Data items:
★ ★ ★ ★ ★ ★ ★

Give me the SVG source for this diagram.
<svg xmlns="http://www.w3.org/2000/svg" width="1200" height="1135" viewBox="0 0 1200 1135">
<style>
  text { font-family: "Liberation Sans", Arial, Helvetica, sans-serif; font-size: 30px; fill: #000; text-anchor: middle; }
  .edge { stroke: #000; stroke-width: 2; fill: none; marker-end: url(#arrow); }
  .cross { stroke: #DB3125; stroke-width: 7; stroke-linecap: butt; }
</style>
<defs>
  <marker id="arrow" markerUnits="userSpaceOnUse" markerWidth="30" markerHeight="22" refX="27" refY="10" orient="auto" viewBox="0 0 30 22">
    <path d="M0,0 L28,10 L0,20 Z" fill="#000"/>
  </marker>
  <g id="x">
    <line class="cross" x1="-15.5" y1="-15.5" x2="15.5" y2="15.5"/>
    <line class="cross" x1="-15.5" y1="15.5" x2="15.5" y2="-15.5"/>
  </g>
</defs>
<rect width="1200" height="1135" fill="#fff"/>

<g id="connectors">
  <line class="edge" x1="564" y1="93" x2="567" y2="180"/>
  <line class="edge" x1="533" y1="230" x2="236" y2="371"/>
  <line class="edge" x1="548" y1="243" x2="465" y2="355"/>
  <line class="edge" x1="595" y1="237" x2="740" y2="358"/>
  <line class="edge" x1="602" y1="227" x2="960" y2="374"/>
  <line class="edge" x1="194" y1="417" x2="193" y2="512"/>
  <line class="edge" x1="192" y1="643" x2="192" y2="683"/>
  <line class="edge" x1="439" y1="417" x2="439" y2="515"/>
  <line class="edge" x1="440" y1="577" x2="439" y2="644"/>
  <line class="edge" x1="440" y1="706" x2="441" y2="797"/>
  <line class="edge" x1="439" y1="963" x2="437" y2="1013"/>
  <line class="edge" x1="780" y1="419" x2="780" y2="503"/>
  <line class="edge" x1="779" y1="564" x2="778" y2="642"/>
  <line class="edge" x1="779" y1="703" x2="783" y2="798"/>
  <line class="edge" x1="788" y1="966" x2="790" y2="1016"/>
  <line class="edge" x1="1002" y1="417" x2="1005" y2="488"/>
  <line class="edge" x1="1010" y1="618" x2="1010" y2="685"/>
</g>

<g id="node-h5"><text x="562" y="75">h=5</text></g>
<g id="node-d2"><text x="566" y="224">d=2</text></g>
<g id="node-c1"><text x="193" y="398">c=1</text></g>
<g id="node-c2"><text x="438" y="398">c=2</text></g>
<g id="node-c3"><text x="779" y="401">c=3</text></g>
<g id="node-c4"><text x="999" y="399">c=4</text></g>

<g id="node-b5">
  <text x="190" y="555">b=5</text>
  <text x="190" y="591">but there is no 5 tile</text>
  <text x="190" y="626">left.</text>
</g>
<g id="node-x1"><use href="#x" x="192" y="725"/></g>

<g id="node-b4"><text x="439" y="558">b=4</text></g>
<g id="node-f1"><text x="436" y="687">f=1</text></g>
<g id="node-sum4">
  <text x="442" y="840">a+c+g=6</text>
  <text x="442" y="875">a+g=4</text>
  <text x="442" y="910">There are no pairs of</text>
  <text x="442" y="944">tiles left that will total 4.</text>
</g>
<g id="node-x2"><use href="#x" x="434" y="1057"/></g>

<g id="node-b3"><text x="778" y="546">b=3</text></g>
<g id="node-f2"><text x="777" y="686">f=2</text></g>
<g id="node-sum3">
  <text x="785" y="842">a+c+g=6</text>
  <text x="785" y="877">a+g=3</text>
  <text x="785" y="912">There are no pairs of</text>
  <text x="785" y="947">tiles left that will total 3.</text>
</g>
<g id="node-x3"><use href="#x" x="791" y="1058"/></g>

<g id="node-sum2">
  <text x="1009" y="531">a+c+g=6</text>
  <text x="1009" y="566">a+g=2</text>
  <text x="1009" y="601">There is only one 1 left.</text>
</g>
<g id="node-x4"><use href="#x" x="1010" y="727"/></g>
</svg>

★ ★ ★ ★ ★ ★ ★

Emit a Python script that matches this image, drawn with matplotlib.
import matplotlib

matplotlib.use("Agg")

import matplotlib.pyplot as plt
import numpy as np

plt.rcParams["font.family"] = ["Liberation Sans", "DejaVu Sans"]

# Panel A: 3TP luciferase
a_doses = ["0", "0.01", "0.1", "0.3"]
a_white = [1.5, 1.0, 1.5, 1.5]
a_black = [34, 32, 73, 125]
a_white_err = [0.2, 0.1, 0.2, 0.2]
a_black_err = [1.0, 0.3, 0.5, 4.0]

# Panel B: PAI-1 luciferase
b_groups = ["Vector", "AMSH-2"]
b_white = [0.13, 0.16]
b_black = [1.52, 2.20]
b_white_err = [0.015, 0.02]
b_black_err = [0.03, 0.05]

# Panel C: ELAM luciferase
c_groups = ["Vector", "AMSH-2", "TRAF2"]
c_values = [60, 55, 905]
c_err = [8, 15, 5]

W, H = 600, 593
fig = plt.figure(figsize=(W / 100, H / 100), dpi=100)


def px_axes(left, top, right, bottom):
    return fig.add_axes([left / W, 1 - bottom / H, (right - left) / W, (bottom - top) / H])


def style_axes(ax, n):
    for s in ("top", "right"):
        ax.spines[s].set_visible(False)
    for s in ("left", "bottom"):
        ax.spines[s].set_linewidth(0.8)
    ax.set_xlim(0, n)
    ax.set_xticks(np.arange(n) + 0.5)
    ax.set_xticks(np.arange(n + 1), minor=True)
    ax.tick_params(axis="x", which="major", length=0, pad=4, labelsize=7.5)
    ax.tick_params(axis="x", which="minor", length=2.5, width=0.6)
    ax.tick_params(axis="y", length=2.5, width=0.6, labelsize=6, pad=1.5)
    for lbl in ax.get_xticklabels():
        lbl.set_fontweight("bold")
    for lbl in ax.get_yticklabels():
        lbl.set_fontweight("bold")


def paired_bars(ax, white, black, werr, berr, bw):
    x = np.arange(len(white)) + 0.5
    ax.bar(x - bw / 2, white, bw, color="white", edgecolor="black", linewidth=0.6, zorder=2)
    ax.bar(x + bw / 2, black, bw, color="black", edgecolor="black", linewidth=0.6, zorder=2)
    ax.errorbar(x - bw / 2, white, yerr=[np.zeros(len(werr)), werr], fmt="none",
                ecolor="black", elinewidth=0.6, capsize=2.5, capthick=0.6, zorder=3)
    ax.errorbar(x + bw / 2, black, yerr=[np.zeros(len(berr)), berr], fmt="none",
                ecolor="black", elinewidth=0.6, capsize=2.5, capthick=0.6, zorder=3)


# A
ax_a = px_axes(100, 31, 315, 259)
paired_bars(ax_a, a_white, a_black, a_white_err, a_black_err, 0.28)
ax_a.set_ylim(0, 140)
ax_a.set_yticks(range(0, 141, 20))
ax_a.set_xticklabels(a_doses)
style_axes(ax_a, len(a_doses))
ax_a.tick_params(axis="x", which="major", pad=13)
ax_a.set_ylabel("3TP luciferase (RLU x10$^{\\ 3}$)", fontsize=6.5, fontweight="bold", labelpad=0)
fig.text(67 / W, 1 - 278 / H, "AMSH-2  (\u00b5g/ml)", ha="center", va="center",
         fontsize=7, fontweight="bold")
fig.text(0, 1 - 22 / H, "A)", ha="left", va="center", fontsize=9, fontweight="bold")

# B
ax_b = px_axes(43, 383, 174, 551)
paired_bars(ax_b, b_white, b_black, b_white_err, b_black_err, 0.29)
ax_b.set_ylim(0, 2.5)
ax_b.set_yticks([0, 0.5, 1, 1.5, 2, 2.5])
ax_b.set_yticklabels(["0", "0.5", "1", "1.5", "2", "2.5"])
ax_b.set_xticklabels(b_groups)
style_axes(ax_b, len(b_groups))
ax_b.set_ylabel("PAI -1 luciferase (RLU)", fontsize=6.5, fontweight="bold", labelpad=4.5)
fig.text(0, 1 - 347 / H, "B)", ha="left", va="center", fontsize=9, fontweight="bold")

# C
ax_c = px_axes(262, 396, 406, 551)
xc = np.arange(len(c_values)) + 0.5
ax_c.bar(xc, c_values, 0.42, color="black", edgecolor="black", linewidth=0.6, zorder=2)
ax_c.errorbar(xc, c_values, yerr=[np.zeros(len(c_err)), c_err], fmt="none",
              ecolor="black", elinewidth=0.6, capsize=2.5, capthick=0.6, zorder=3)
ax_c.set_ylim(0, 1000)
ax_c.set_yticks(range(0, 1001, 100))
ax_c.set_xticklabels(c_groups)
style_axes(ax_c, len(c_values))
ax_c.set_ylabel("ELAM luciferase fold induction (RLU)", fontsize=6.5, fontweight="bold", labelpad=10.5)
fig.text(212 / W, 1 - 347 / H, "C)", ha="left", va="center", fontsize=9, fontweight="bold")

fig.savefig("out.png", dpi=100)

★ ★ ★ ★ ★ ★ ★

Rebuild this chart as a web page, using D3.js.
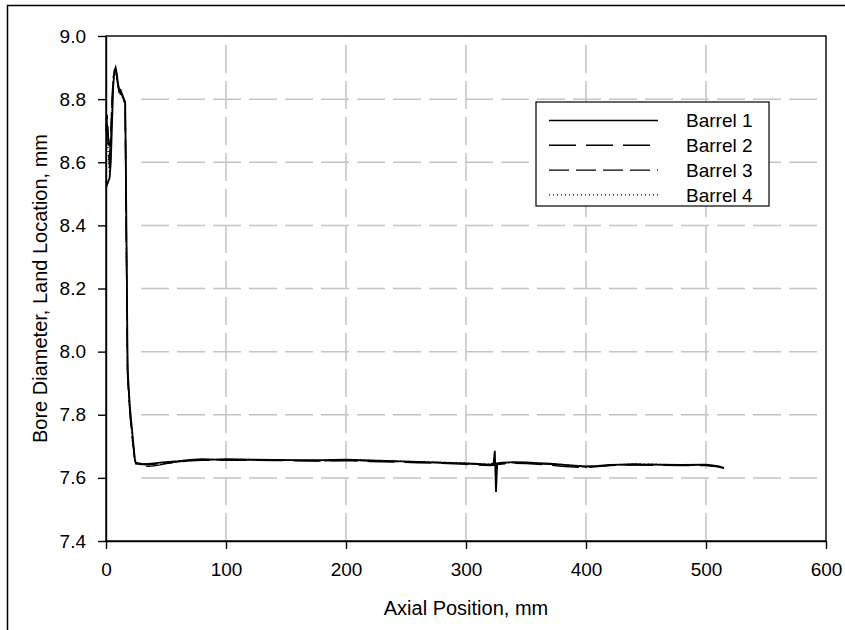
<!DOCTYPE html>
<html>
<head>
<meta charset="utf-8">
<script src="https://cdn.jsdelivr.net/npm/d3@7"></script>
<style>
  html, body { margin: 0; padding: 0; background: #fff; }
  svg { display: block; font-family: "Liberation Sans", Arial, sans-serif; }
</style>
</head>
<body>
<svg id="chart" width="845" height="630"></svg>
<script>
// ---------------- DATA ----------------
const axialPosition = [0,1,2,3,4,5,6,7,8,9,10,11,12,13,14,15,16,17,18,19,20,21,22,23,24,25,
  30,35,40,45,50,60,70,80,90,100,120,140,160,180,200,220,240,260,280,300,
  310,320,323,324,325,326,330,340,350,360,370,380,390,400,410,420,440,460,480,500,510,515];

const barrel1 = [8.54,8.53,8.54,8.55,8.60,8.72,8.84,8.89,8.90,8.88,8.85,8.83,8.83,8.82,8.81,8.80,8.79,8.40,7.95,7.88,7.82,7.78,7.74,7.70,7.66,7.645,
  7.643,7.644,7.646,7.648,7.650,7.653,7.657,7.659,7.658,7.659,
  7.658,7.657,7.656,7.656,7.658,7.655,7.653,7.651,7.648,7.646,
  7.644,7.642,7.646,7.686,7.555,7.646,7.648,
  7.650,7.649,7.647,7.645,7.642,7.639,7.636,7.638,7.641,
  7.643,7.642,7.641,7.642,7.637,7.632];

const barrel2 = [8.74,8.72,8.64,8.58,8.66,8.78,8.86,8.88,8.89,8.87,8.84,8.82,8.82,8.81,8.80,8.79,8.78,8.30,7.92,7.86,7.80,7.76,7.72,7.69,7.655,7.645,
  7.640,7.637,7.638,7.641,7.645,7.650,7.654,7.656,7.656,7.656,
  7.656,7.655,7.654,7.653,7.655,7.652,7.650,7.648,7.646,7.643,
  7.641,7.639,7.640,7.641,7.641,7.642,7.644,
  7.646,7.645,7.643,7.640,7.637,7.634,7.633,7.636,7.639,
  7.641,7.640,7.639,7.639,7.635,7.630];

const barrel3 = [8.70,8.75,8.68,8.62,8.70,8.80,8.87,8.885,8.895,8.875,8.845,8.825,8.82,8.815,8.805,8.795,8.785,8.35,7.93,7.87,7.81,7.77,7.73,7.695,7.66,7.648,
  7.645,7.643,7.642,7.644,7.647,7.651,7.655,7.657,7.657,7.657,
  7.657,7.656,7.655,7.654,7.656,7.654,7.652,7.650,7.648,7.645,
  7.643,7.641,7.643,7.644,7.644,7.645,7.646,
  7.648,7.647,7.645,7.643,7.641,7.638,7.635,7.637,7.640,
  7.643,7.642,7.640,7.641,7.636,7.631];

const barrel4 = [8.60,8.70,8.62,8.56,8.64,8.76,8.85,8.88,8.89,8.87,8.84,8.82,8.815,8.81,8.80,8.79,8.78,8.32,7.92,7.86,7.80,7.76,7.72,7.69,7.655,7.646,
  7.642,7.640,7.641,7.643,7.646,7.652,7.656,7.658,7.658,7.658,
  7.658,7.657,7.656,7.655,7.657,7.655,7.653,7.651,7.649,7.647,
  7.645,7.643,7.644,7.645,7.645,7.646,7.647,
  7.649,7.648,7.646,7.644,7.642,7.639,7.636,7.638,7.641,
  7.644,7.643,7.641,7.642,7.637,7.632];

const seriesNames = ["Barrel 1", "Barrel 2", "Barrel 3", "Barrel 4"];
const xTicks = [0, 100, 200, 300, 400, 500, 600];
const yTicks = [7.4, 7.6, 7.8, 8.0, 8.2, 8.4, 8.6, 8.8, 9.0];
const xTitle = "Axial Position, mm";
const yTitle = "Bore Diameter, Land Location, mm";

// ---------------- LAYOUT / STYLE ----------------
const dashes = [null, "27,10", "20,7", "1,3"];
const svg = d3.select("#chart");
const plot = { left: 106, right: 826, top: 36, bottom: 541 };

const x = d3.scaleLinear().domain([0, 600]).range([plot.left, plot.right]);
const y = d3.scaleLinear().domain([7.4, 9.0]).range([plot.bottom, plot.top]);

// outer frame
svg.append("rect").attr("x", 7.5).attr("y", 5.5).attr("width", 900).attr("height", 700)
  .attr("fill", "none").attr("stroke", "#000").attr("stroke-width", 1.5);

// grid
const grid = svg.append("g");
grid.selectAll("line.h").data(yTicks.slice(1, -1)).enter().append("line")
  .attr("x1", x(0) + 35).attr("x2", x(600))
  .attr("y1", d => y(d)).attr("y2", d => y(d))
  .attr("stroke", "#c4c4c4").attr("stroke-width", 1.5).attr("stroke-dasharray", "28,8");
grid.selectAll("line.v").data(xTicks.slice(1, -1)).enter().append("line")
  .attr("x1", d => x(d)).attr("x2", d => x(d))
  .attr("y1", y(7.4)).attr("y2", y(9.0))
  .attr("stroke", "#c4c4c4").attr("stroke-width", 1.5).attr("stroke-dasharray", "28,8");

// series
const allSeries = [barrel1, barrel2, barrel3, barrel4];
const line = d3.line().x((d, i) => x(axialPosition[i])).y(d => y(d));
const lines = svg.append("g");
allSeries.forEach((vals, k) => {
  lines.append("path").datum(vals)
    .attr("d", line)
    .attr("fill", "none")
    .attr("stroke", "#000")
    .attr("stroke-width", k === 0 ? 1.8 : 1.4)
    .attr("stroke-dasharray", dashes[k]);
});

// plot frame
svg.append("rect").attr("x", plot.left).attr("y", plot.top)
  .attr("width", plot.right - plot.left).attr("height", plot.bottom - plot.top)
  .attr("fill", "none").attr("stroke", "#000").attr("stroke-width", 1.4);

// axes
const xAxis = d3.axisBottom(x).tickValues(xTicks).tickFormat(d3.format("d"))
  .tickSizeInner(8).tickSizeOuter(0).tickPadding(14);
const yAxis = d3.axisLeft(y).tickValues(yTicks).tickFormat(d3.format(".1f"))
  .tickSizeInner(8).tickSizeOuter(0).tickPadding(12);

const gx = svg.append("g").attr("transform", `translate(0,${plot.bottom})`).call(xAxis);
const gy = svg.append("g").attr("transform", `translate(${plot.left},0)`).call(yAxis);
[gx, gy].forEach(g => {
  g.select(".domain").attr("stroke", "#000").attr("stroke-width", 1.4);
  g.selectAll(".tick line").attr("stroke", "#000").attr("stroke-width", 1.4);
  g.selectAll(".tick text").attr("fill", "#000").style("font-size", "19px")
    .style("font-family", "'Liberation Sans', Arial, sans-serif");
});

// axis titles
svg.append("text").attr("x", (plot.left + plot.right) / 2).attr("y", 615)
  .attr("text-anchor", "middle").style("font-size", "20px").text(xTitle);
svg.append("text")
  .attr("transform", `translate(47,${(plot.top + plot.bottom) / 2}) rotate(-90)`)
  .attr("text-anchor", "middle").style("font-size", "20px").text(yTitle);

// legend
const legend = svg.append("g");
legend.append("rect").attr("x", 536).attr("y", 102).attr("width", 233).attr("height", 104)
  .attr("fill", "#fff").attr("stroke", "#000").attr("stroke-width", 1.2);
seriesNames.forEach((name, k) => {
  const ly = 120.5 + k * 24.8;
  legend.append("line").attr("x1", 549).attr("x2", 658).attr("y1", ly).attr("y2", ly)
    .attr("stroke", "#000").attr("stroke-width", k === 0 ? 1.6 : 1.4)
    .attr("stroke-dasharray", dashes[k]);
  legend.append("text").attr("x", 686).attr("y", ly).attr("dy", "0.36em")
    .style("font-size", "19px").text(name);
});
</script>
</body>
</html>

★ ★ ★ ★ ★ ★ ★

§ Required task:
Identify and copy lines that hold the string "matplotlib".

§ Written solution:
Emit a Python script that matches this image, drawn with matplotlib.
import matplotlib
matplotlib.use("Agg")
import matplotlib.pyplot as plt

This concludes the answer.